- GIVEN INFORMATION
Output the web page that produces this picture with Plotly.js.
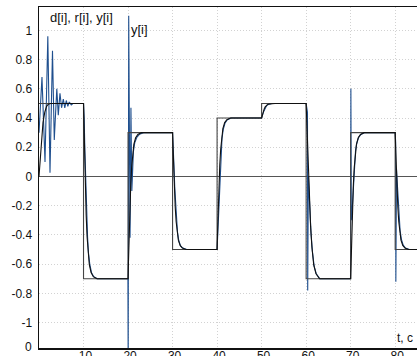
<!DOCTYPE html>
<html>
<head>
<meta charset="utf-8">
<script src="https://cdn.plot.ly/plotly-3.0.1.min.js"></script>
<style>html,body{margin:0;padding:0;background:#fff;overflow:hidden}</style>
</head>
<body>
<div id="chart" style="width:417px;height:356px"></div>
<script>
// reference step r[i]
const tR = [0, 10, 20, 30, 40, 50, 60, 70, 80, 85];
const vR = [0.5, -0.7, 0.3, -0.5, 0.4, 0.5, -0.7, 0.3, -0.5, -0.5];

// output y[i] (black smooth)
const tY = [0, 0.2, 0.5, 0.9, 1.3, 1.7, 2.1, 2.6,
  10, 10.1, 10.25, 10.4, 10.6, 10.8, 11.0, 11.3, 11.7, 12.2, 13.0,
  20, 20.1, 20.25, 20.4, 20.6, 20.8, 21.0, 21.3, 21.7, 22.2, 23.0,
  30, 30.1, 30.25, 30.4, 30.6, 30.8, 31.0, 31.3, 31.7, 32.2, 33.0,
  40, 40.1, 40.25, 40.4, 40.6, 40.8, 41.0, 41.3, 41.7, 42.2, 43.0,
  50, 50.1, 50.25, 50.4, 50.6, 50.8, 51.0, 51.3, 51.7, 52.2, 53.0,
  60, 60.1, 60.25, 60.4, 60.6, 60.8, 61.0, 61.3, 61.7, 62.2, 63.0,
  70, 70.1, 70.25, 70.4, 70.6, 70.8, 71.0, 71.3, 71.7, 72.2, 73.0,
  80, 80.1, 80.25, 80.4, 80.6, 80.8, 81.0, 81.3, 81.7, 82.2, 83.0, 85];
const vY = [0, 0.1, 0.24, 0.37, 0.44, 0.48, 0.495, 0.5,
  0.5, 0.356, 0.116, -0.076, -0.268, -0.412, -0.52, -0.604, -0.658, -0.686, -0.7,
  -0.7, -0.58, -0.38, -0.22, -0.06, 0.06, 0.15, 0.22, 0.265, 0.288, 0.3,
  0.3, 0.204, 0.044, -0.084, -0.212, -0.308, -0.38, -0.436, -0.472, -0.49, -0.5,
  -0.5, -0.392, -0.212, -0.068, 0.076, 0.184, 0.265, 0.328, 0.369, 0.389, 0.4,
  0.4, 0.412, 0.432, 0.448, 0.464, 0.476, 0.485, 0.492, 0.4965, 0.499, 0.5,
  0.5, 0.404, 0.26, 0.116, -0.064, -0.22, -0.34, -0.484, -0.604, -0.664, -0.7,
  -0.7, -0.58, -0.38, -0.22, -0.06, 0.06, 0.15, 0.22, 0.265, 0.288, 0.3,
  0.3, 0.204, 0.044, -0.084, -0.212, -0.308, -0.38, -0.436, -0.472, -0.49, -0.5, -0.5];

// d[i] (blue, with spikes)
const tD = [0, 0.67, 1.35, 1.98, 2.47, 3.03, 3.43, 4.0, 4.33, 4.71, 5.07, 5.46, 5.79, 6.13, 6.47, 6.8, 7.25, 7.7,
  10.0, 10.15, 10.3, 10.5, 10.7, 10.9, 11.1, 11.4, 11.8, 12.3, 13.1,
  19.97, 20.03, 20.15, 20.45, 20.65, 20.85, 21.0, 21.2, 21.5, 22.0, 22.6, 23.5,
  30.0, 30.15, 30.3, 30.5, 30.7, 30.9, 31.1, 31.4, 31.8, 32.3, 33.2,
  40.0, 40.15, 40.3, 40.5, 40.7, 40.9, 41.1, 41.4, 41.8, 42.3, 43.2,
  50.0, 50.15, 50.3, 50.5, 50.7, 50.9, 51.1, 51.4, 51.8, 52.3, 53.2,
  60.0, 60.3, 60.35, 60.5, 60.7, 60.9, 61.1, 61.4, 61.8, 62.3, 63.1,
  69.97, 70.05, 70.15, 70.3, 70.5, 70.7, 70.9, 71.1, 71.4, 71.8, 72.3, 73.1,
  80.0, 80.1, 80.15, 80.3, 80.5, 80.7, 80.9, 81.1, 81.4, 81.8, 82.3, 83.2, 85];
const vD = [0.3, 0.68, 0.10, 0.96, 0.025, 0.86, 0.25, 0.6, 0.42, 0.57, 0.47, 0.53, 0.47, 0.52, 0.48, 0.51, 0.49, 0.5,
  0.5, 0.4, 0.18, -0.07, -0.27, -0.41, -0.52, -0.6, -0.66, -0.686, -0.7,
  -0.7, -1.3, 1.1, -0.42, 0.47, -0.1, 0.05, 0.17, 0.23, 0.27, 0.29, 0.3,
  0.3, 0.22, 0.08, -0.08, -0.21, -0.31, -0.38, -0.44, -0.475, -0.49, -0.5,
  -0.5, -0.4, -0.22, -0.07, 0.07, 0.18, 0.26, 0.325, 0.367, 0.388, 0.4,
  0.4, 0.41, 0.43, 0.447, 0.463, 0.475, 0.484, 0.492, 0.496, 0.499, 0.5,
  0.5, 0.44, -0.78, 0.0, -0.16, -0.29, -0.39, -0.51, -0.615, -0.668, -0.7,
  -0.7, 0.6, -0.3, -0.25, -0.12, 0.02, 0.12, 0.18, 0.23, 0.268, 0.288, 0.3,
  0.3, 0.24, -0.72, 0.05, -0.06, -0.19, -0.29, -0.37, -0.43, -0.47, -0.49, -0.5, -0.5];

const xTickVals = [10, 20, 30, 40, 50, 60, 70, 80];
const xTickText = ['10', '20', '30', '40', '50', '60', '70', '80'];
const yTickVals = [1, 0.8, 0.6, 0.4, 0.2, 0, -0.2, -0.4, -0.6, -0.8, -1];
const yTickText = ['1', '0.8', '0.6', '0.4', '0.2', '0', '-0.2', '-0.4', '-0.6', '-0.8', '-1'];

const FONT = 'Liberation Sans, Arial, sans-serif';

const traces = [
  {x: tD, y: vD, type: 'scatter', mode: 'lines', name: 'd[i]',
   line: {color: '#1f4f8e', width: 1.1}, hoverinfo: 'skip'},
  {x: tR, y: vR, type: 'scatter', mode: 'lines', name: 'r[i]',
   line: {color: '#444444', width: 1.1, shape: 'hv'}, hoverinfo: 'skip'},
  {x: tY, y: vY, type: 'scatter', mode: 'lines', name: 'y[i]',
   line: {color: '#111111', width: 1.1}, hoverinfo: 'skip'}
];

const layout = {
  width: 417, height: 356,
  margin: {l: 39, r: 0, t: 7, b: 8, pad: 0},
  paper_bgcolor: '#ffffff', plot_bgcolor: '#ffffff',
  showlegend: false,
  font: {family: FONT, size: 12, color: '#111'},
  xaxis: {
    range: [0, 84.9], tickmode: 'array', tickvals: xTickVals, ticktext: xTickText,
    ticks: '', showgrid: true, gridcolor: '#d2d2d2', griddash: '1px,2px', gridwidth: 1,
    showline: true, linecolor: '#111', linewidth: 1.5, mirror: true,
    zeroline: false, ticklabelstandoff: -4, ticklabelshift: 2,
    tickfont: {family: FONT, size: 12, color: '#111'}
  },
  yaxis: {
    range: [-1.174, 1.16], tickmode: 'array', tickvals: yTickVals, ticktext: yTickText,
    ticks: '', showgrid: true, gridcolor: '#d2d2d2', griddash: '1px,2px', gridwidth: 1,
    showline: true, linecolor: '#111', linewidth: 1.5,
    zeroline: true, zerolinecolor: '#555', zerolinewidth: 1,
    ticklabelstandoff: 3,
    tickfont: {family: FONT, size: 12, color: '#111'}
  },
  annotations: [
    {xref: 'paper', yref: 'paper', x: 0.024, y: 0.970, xanchor: 'left', yanchor: 'middle',
     text: 'd[i], r[i], y[i]', showarrow: false, font: {family: FONT, size: 13, color: '#111'}},
    {xref: 'paper', yref: 'paper', x: 0.238, y: 0.9346, xanchor: 'left', yanchor: 'middle',
     text: 'y[i]', showarrow: false, font: {family: FONT, size: 13, color: '#111'}},
    {xref: 'paper', yref: 'paper', x: 0.995, y: 0.028, xanchor: 'right', yanchor: 'middle',
     text: 't, c', showarrow: false, font: {family: FONT, size: 12, color: '#111'}},
    {xref: 'paper', yref: 'paper', x: -0.012, y: 0.004, xanchor: 'right', yanchor: 'middle',
     text: '0', showarrow: false, font: {family: FONT, size: 12, color: '#111'}}
  ]
};

Plotly.newPlot('chart', traces, layout, {staticPlot: true, displayModeBar: false});
</script>
</body>
</html>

- PROBLEM STATEMENT
Repeat, exactly and in full, each line from the start of the data to the line that contains "0.3, -0.5, -0.5];". Pictures do not go in.

- TASK SOLUTION
Output the web page that produces this picture with Plotly.js.
<!DOCTYPE html>
<html>
<head>
<meta charset="utf-8">
<script src="https://cdn.plot.ly/plotly-3.0.1.min.js"></script>
<style>html,body{margin:0;padding:0;background:#fff;overflow:hidden}</style>
</head>
<body>
<div id="chart" style="width:417px;height:356px"></div>
<script>
// reference step r[i]
const tR = [0, 10, 20, 30, 40, 50, 60, 70, 80, 85];
const vR = [0.5, -0.7, 0.3, -0.5, 0.4, 0.5, -0.7, 0.3, -0.5, -0.5];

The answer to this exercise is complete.